"I think today was a game that gives us something to be excited about for the future," said Baltimore manager Dave Trembley. "We had a lot of young guys that played and contributed. Radhames had a good game. And we beat a good team. That's got to give you some incentive for the rest of the season, and also be a benchmark for what the possibilities are."
Liz had scuffled through his previous two starts -- both losses -- and pitched on the heels of Baltimore's shortest healthy start of the year. Garrett Olson lasted just two outs in Saturday's nightcap, but Liz (6-5) retired the first seven batters he faced. Minnesota didn't even get its second runner in scoring position until the seventh inning, underlining his dominance.

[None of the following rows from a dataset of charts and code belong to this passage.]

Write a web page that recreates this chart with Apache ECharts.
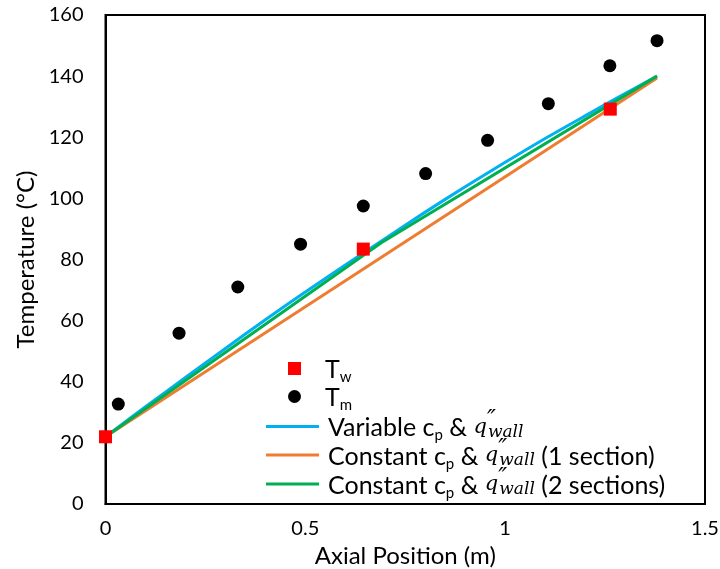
<!DOCTYPE html>
<html>
<head>
<meta charset="utf-8">
<script src="https://cdn.jsdelivr.net/npm/echarts@6/dist/echarts.min.js"></script>
<style>html,body{margin:0;padding:0;background:#fff}#c{width:720px;height:569px}</style>
</head>
<body>
<div id="c"></div>
<script>
// Measured T_m (bulk fluid) points
const tmX = [0.032, 0.184, 0.331, 0.488, 0.645, 0.801, 0.956, 1.108, 1.262, 1.380];
const tmY = [32.7, 55.9, 71.0, 85.0, 97.5, 108.1, 119.0, 131.0, 143.4, 151.6];
// Measured T_w (wall) points
const twX = [0, 0.645, 1.263];
const twY = [22.0, 83.4, 129.2];
// Variable cp & q''wall
const varX = [0, 0.1, 0.2, 0.3, 0.4, 0.5, 0.6, 0.7, 0.8, 0.9, 1.0, 1.1, 1.2, 1.3, 1.38];
const varY = [22, 31.8, 41.4, 50.9, 60.3, 69.4, 78.2, 86.9, 95.5, 103.8, 111.8, 119.6, 127.0, 134.3, 140.0];
// Constant cp & q''wall (1 section)
const c1X = [0, 1.38];
const c1Y = [22, 139.4];
// Constant cp & q''wall (2 sections)
const c2X = [0, 0.69, 1.38];
const c2Y = [22, 85.5, 140];
// Axis ticks
const xTicks = {min: 0, max: 1.5, interval: 0.5};
const yTicks = {min: 0, max: 160, interval: 20};

const zip = (xs, ys) => xs.map((x, i) => [x, ys[i]]);
const FONT = 'Lato';
const chart = echarts.init(document.getElementById('c'));

const lh = 29;
const rich = {
  t: {fontFamily: FONT, fontSize: 25, color: '#000', lineHeight: lh, height: lh - 4, padding: [3, 0, 0, 0]},
  s: {fontFamily: FONT, fontSize: 15, color: '#000', lineHeight: lh, height: lh - 18, padding: [18, 0, 0, 0]},
  qi: {fontFamily: 'DejaVu Serif', fontStyle: 'italic', fontSize: 21, color: '#000', lineHeight: lh, height: lh - 3, padding: [2, 0, 0, 0]},
  sup: {fontFamily: 'DejaVu Serif', fontStyle: 'italic', fontSize: 24, color: '#000', lineHeight: lh, height: lh - 12, padding: [0, 0, 11, 0], width: 1},
  wi: {fontFamily: 'DejaVu Serif', fontStyle: 'italic', fontSize: 17, color: '#000', lineHeight: lh, height: lh - 13, padding: [12, 0, 0, 0]},
  g: {width: 19, lineHeight: lh, height: lh - 1},
  h: {width: 4, lineHeight: lh, height: lh - 1}
};

const names = {tw: 'Tw', tm: 'Tm', v: 'Variable', c1: 'Constant1', c2: 'Constant2'};
const fmt = {
  [names.tw]: '{g|}{t|T}{s|w}',
  [names.tm]: '{g|}{t|T}{s|m}',
  [names.v]: '{h|}{t|Variable c}{s|p}{t| & }{qi|q}{sup|″}{wi|wall}',
  [names.c1]: '{h|}{t|Constant c}{s|p}{t| & }{qi|q}{sup|″}{wi|wall}{t| (1 section)}',
  [names.c2]: '{h|}{t|Constant c}{s|p}{t| & }{qi|q}{sup|″}{wi|wall}{t| (2 sections)}'
};

function oneLegend(name, icon, left, top, w, h) {
  return {
    data: [{name: name, icon: icon}], orient: 'vertical', left: left, top: top, padding: 0,
    itemWidth: w, itemHeight: h, itemGap: 0,
    formatter: n => fmt[n], textStyle: {rich: rich}
  };
}

chart.setOption({
  animation: false,
  backgroundColor: '#fff',
  grid: {left: 105.5, right: 15, top: 15, bottom: 65, containLabel: false, outerBoundsMode: 'none',
    show: true, borderColor: '#000', borderWidth: 2, backgroundColor: 'transparent'},
  xAxis: {
    type: 'value', min: xTicks.min, max: xTicks.max, interval: xTicks.interval,
    name: 'Axial Position (m)', nameLocation: 'middle', nameGap: 33,
    nameTextStyle: {fontFamily: FONT, fontSize: 24, color: '#000'},
    axisLine: {show: true, lineStyle: {color: '#000', width: 2}},
    axisTick: {show: false}, splitLine: {show: false},
    axisLabel: {fontFamily: FONT, fontSize: 20, color: '#000', margin: 15}
  },
  yAxis: {
    type: 'value', min: yTicks.min, max: yTicks.max, interval: yTicks.interval,
    name: 'Temperature (°C)', nameLocation: 'middle', nameGap: 66,
    nameTextStyle: {fontFamily: FONT, fontSize: 24, color: '#000'},
    axisLine: {show: true, lineStyle: {color: '#000', width: 2}},
    axisTick: {show: false}, splitLine: {show: false},
    axisLabel: {fontFamily: FONT, fontSize: 20, color: '#000', margin: 22}
  },
  legend: [
    oneLegend(names.tw, 'rect', 288, 354, 13, 13),
    oneLegend(names.tm, 'circle', 288, 382, 13, 13),
    oneLegend(names.v, 'rect', 266, 409, 53, 3),
    oneLegend(names.c1, 'rect', 266, 437.5, 53, 3),
    oneLegend(names.c2, 'rect', 266, 466.5, 53, 3)
  ],
  series: [
    {name: names.v, type: 'line', data: zip(varX, varY), showSymbol: false, smooth: 0.3,
      lineStyle: {color: '#00B0F0', width: 3}, itemStyle: {color: '#00B0F0'}, z: 2},
    {name: names.c1, type: 'line', data: zip(c1X, c1Y), showSymbol: false,
      lineStyle: {color: '#ED7D31', width: 3}, itemStyle: {color: '#ED7D31'}, z: 2},
    {name: names.c2, type: 'line', data: zip(c2X, c2Y), showSymbol: false,
      lineStyle: {color: '#00B050', width: 3}, itemStyle: {color: '#00B050'}, z: 3},
    {name: names.tw, type: 'scatter', data: zip(twX, twY), symbol: 'rect', symbolSize: 13,
      itemStyle: {color: '#FF0000', opacity: 1}, clip: false, z: 5},
    {name: names.tm, type: 'scatter', data: zip(tmX, tmY), symbol: 'circle', symbolSize: 13,
      itemStyle: {color: '#000', opacity: 1}, clip: false, z: 5}
  ]
});
</script>
</body>
</html>
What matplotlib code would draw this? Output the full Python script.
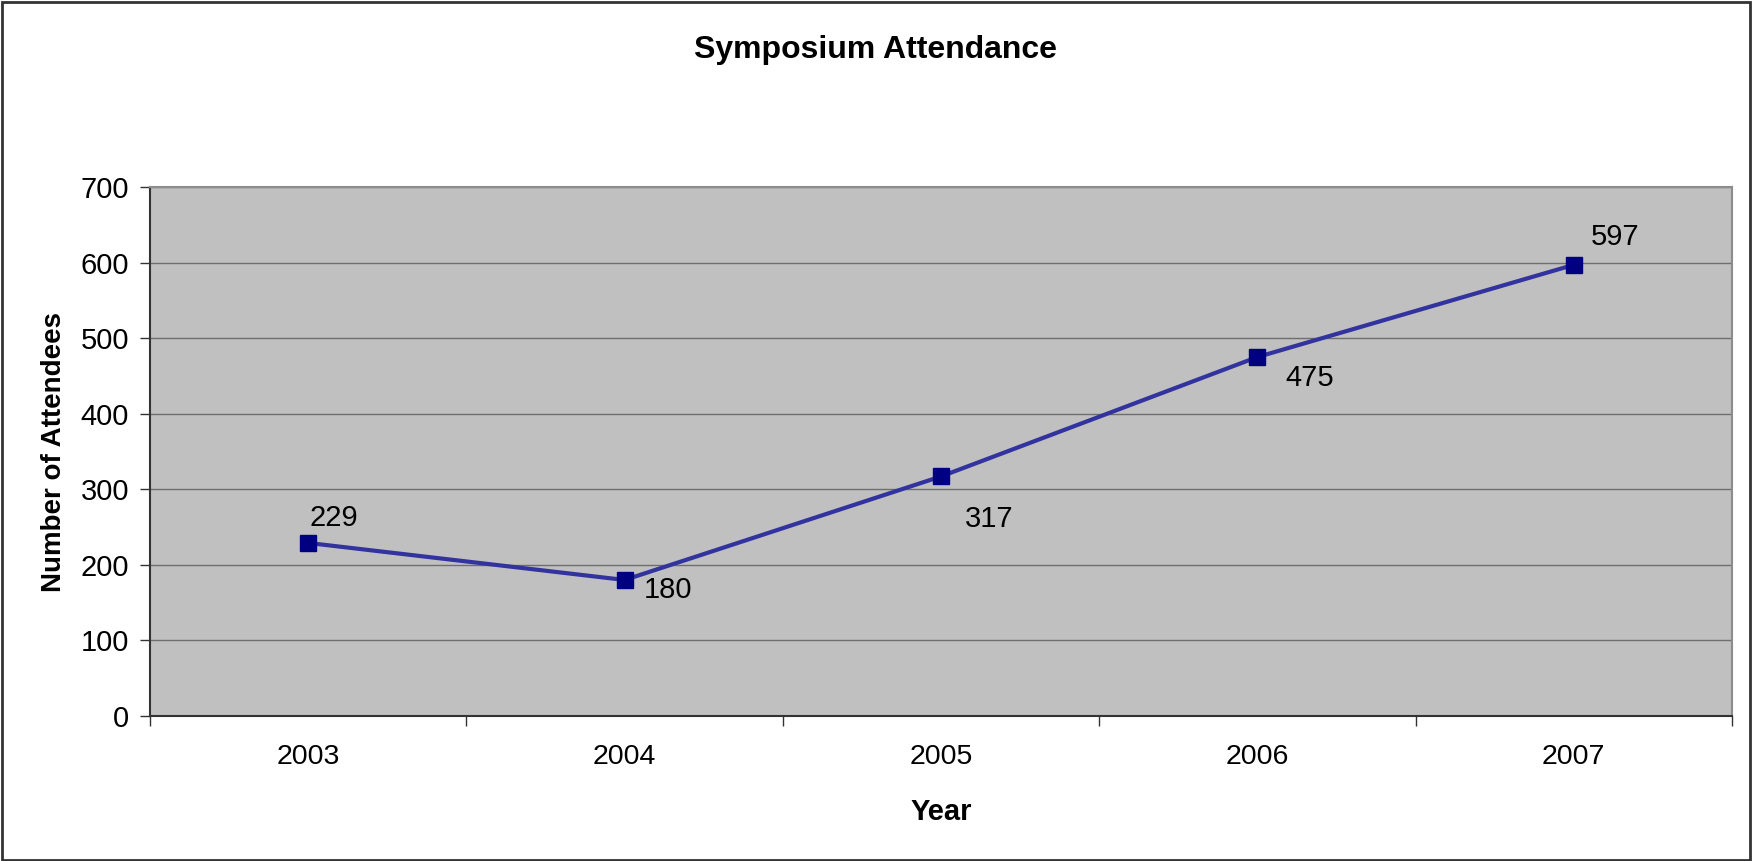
import matplotlib
matplotlib.use("Agg")
import matplotlib.pyplot as plt
from matplotlib.patches import Rectangle

years = ["2003", "2004", "2005", "2006", "2007"]
attendees = [229, 180, 317, 475, 597]
yticks = [0, 100, 200, 300, 400, 500, 600, 700]
# label offsets in points (dx, dy) per point
label_offsets = [(1, 18), (14, -7), (17, -31), (20, -15), (12, 20)]

plt.rcParams['font.family'] = ['Liberation Sans', 'DejaVu Sans']

W, H = 1752, 861
fig = plt.figure(figsize=(W / 100, H / 100), dpi=100)
left, right, top, bottom = 150, 1732, 187, 716
ax = fig.add_axes([left / W, 1 - bottom / H, (right - left) / W, (bottom - top) / H])
ax.set_facecolor("#C0C0C0")

x = list(range(len(years)))
ax.plot(x, attendees, color="#3333A0", lw=3.0, zorder=3)
ax.plot(x, attendees, ls="none", marker="s", ms=11.5, color="#000080", zorder=4)

for xi, v, (dx, dy) in zip(x, attendees, label_offsets):
    ax.annotate(str(v), (xi, v), xytext=(dx, dy), textcoords="offset points",
                ha="left", va="center", fontsize=21, color="black", zorder=5)

ax.set_xlim(-0.5, len(years) - 0.5)
ax.set_ylim(0, 700)
ax.set_yticks(yticks)
ax.set_yticklabels([str(t) for t in yticks], fontsize=21)
ax.yaxis.grid(True, color="#6E6E6E", lw=1.0)
ax.set_axisbelow(True)

ax.set_xticks([i - 0.5 for i in range(len(years) + 1)])
ax.set_xticklabels([])
ax.set_xticks(x, minor=True)
ax.set_xticklabels(years, minor=True, fontsize=20.5)
ax.tick_params(axis="x", which="minor", length=0, pad=20)
ax.tick_params(axis="x", which="major", length=7, width=1, color="#333333", direction="out")
ax.tick_params(axis="y", length=7, width=1, color="#333333", direction="out", pad=8)

for s in ["top", "right"]:
    ax.spines[s].set_color("#8C8C8C")
    ax.spines[s].set_linewidth(1.5)
for s in ["left", "bottom"]:
    ax.spines[s].set_color("#333333")
    ax.spines[s].set_linewidth(1.5)

ax.set_xlabel("Year", fontsize=21, fontweight="bold", labelpad=20)
ax.set_ylabel("Number of Attendees", fontsize=20, fontweight="bold", labelpad=10)
fig.text(0.5, 1 - 50 / H, "Symposium Attendance",
         ha="center", va="center", fontsize=23, fontweight="bold")

fig.patches.append(Rectangle((0.001, 0.001), 0.998, 0.997, transform=fig.transFigure,
                             fill=False, edgecolor="#333333", lw=2))

fig.savefig("out.png", dpi=100)
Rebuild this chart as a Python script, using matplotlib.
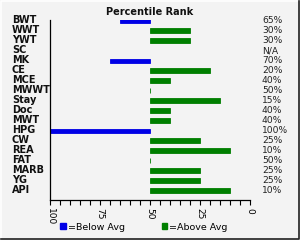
import matplotlib
matplotlib.use('Agg')
import matplotlib.pyplot as plt
from matplotlib.patches import Patch
from matplotlib.lines import Line2D

# Data.
labels = ['BWT', 'WWT', 'YWT', 'SC', 'MK', 'CE', 'MCE', 'MWWT', 'Stay', 'Doc',
          'MWT', 'HPG', 'CW', 'REA', 'FAT', 'MARB', 'YG', 'API']
ranks = [65, 30, 30, None, 70, 20, 40, 50, 15, 40,
         40, 100, 25, 10, 50, 25, 25, 10]
tick_vals = list(range(0, 101, 5))

blue = '#0000e6'
green = '#007f00'
bg = '#f3f3f3'

fig = plt.figure(figsize=(3.0, 2.4), dpi=100)
fig.patch.set_facecolor(bg)
ax = fig.add_axes([50/300, 40/240, 200/300, 180/240])
ax.set_facecolor(bg)

# Bars grow out of the 50 mark, left for below average, right for above.
for i, v in enumerate(ranks):
    if v is None:
        continue
    col = blue if v > 50 else green
    h = 0.42 if v > 50 else 0.5
    ax.barh(i, v - 50, left=50, height=h, color=col, edgecolor=col, linewidth=0.6)
    ax.text(1.06, i, f'{v}%', transform=ax.get_yaxis_transform(), va='center',
            ha='left', fontsize=6.6, color='#222222')
ax.text(1.06, labels.index('SC'), 'N/A', transform=ax.get_yaxis_transform(),
        va='center', ha='left', fontsize=6.6, color='#222222')

for i, lab in enumerate(labels):
    ax.text(12/300, 1 - (20 + 10*i)/240, lab, transform=fig.transFigure,
            va='center', ha='left', fontsize=7, fontweight='bold', color='#111111')

ax.set_xlim(100, 0)
ax.set_ylim(17.95, -0.1)
ax.set_yticks([])
ax.set_xticks(tick_vals)
ax.set_xticklabels([str(t) if t % 25 == 0 else '' for t in tick_vals],
                   rotation=-90, fontsize=6.5)
ax.tick_params(axis='x', direction='out', length=3.5, width=0.8, pad=2)
for s in ['top', 'right']:
    ax.spines[s].set_visible(False)
ax.spines['left'].set_linewidth(0.9)
ax.spines['bottom'].set_linewidth(0.9)

fig.text(150/300, 1 - 12/240, 'Percentile Rank', ha='center', va='center',
         fontsize=7, fontweight='bold', color='#111111')

handles = [Patch(color=blue, label='=Below Avg'), Patch(color=green, label='=Above Avg')]
fig.legend(handles=handles, loc='center', bbox_to_anchor=(144/300, 1 - 227/240),
           ncol=2, frameon=False, fontsize=6.8, handlelength=0.55, handleheight=0.55,
           handletextpad=0.25, columnspacing=3.9)

# Bevelled frame round the figure.
fig.add_artist(Line2D([0.003, 0.003, 0.997], [0.003, 0.997, 0.997], transform=fig.transFigure,
                      color='white', lw=1.2))
fig.add_artist(Line2D([0.003, 0.997, 0.997], [0.003, 0.003, 0.997], transform=fig.transFigure,
                      color='#222222', lw=1.2))

plt.savefig('out.png', dpi=100, facecolor=bg)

In fact, Liz was so good early that he had the entire dugout abuzz. The right-hander threw first-pitch strikes to seven of the first nine batters, and he conquered Baltimore's recent problems with the first inning. Going into Sunday, the Orioles (66-82) had allowed runs in the first inning in 19 of their previous 30 games, and 67 times overall. With Liz, it wasn't an issue.
"The stuff was the same. The big difference was my mind," he said. "I took everything down, the whole game, and didn't try to use my body too much. When I got men on base, I didn't let the emotions take me out of control."
"After the top of the first, we were ready to order the T-shirts. ... We got three outs in the first," said Trembley, teasing about escaping unscathed. "It's a big weight off everybody's shoulder. Just throw the ball over the plate. Locate, pitch ahead, let the guys behind you make the plays. Don't put your finger in the socket when guys get on base.
"Radhames did a tremendous job. He was in control. He didn't walk around the mound. He worked quick."
The Orioles handed Liz security in the form of a multi-run lead. Baltimore had been outscored 24-8 on Saturday, but took a two-run lead on a homer by Markakis, and a four-run lead on Salazar's first homer.
Salazar's second home run -- his fifth of the season -- led off the fourth inning. Lou Montanez followed with a home run of his own, giving the Orioles back-to-back homers for just the sixth time this season. Markakis homered in the seventh to extend the lead further, and Liz held the Twins (82-67) scoreless all the way through the end of the eighth.
Why the sudden power surge?
"I think it's who's pitching against you and the location of the pitches and getting good counts," said Trembley. "Obviously, the pitches that we hit -- with the exception of the first one Nick hit -- the balls were up and out over the plate. But just look at the numbers, we've got a bunch of guys who have hit home runs this year."
Salazar, who first gained notice in Spring Training, wasn't expected to be on that list. The journeyman returned from a professional odyssey that had him playing in Italy as recently as four years ago, and cut his teeth as a utilityman with the Orioles. Salazar had homered on Saturday, prompting Trembley to play him again on Sunday.
"I feel so good for the opportunity to be here. I feel so happy," said Salazar of his roundabout path. "I think that Italy is the last place you can be in baseball. There's no jobs, nothing to do. There's no Mexico, so you've got to go to Italy."
Closer George Sherrill made his return from the disabled list in the ninth inning, introducing a spot of drama to the game. The southpaw, who had been sidelined with an irritated left shoulder for weeks, showed a bit of rust. Sherrill walked two batters and gave up two hits, leaving the game with a six-run lead and the bases loaded.
Jim Miller successfully closed things out, leaving Sherrill to critically evaluate his own performance.
"I just couldn't find a rhythm. I guess that's what I get," he said. "My timing was off. I felt good in the sim game [Wednesday], but had a little extra adrenaline for this. You've just got to relax a little bit, get your rhythm, get your timing a little bit."